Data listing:

»»

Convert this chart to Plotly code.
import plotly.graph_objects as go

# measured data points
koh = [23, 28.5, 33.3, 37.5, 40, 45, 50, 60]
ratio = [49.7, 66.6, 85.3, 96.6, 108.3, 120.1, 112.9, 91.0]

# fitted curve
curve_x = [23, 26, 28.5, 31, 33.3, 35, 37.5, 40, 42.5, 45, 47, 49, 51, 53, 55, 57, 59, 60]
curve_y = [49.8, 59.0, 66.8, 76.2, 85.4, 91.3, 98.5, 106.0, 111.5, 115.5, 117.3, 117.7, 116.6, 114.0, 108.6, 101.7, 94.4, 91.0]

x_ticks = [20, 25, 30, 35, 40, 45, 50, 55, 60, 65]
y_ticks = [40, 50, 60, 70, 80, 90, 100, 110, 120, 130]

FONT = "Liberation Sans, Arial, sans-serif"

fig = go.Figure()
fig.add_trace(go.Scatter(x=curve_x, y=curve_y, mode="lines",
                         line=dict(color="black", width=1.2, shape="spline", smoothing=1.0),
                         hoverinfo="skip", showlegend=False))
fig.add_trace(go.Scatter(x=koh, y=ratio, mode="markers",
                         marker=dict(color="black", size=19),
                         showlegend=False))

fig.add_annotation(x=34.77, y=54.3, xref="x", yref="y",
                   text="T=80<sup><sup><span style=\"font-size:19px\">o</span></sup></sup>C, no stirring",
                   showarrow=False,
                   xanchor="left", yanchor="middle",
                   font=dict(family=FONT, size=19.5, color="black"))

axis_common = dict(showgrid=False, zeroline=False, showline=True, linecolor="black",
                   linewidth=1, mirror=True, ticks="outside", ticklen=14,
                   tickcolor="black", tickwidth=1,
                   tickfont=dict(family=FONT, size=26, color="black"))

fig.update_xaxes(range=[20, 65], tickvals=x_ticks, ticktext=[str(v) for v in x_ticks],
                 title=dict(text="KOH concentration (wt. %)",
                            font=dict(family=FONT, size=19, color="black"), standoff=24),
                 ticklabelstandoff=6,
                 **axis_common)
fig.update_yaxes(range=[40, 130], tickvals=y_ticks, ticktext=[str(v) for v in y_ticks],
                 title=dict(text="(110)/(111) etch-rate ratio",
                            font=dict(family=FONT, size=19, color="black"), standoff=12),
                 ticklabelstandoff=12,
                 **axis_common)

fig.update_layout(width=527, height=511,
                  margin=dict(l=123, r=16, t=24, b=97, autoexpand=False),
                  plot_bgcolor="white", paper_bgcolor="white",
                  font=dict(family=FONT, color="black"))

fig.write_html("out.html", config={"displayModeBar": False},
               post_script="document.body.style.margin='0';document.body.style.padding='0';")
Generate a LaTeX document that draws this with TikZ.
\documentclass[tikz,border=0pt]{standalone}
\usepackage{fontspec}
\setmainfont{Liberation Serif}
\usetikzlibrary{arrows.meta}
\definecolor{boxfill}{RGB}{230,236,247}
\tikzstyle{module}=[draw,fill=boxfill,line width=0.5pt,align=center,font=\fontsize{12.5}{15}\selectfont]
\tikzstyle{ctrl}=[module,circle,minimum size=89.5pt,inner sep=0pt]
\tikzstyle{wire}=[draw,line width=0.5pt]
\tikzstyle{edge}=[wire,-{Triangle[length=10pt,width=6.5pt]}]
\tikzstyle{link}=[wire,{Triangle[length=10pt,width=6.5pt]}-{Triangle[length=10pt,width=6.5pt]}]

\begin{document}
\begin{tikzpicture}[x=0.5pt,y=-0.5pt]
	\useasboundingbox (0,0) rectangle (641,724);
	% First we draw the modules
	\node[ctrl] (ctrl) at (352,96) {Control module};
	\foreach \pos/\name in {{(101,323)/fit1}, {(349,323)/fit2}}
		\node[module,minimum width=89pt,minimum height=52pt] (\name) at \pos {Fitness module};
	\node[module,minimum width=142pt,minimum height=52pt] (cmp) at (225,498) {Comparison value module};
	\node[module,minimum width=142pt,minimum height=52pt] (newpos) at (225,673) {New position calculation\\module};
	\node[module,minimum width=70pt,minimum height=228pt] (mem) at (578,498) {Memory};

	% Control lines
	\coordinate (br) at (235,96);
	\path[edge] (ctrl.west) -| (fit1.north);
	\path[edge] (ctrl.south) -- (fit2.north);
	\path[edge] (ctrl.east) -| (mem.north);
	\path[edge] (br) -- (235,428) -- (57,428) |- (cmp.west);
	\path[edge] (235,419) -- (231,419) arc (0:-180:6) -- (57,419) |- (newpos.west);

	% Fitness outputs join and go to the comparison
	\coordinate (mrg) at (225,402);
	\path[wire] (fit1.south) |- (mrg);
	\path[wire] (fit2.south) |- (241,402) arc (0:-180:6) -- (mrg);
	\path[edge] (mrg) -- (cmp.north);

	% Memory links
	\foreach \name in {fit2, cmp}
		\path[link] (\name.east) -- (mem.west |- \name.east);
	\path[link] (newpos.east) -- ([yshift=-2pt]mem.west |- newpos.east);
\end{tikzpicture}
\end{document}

««

Stated task: Collect, from the material above, every line containing the word "this".

Correct answer:
Convert this chart to Plotly code.
Generate a LaTeX document that draws this with TikZ.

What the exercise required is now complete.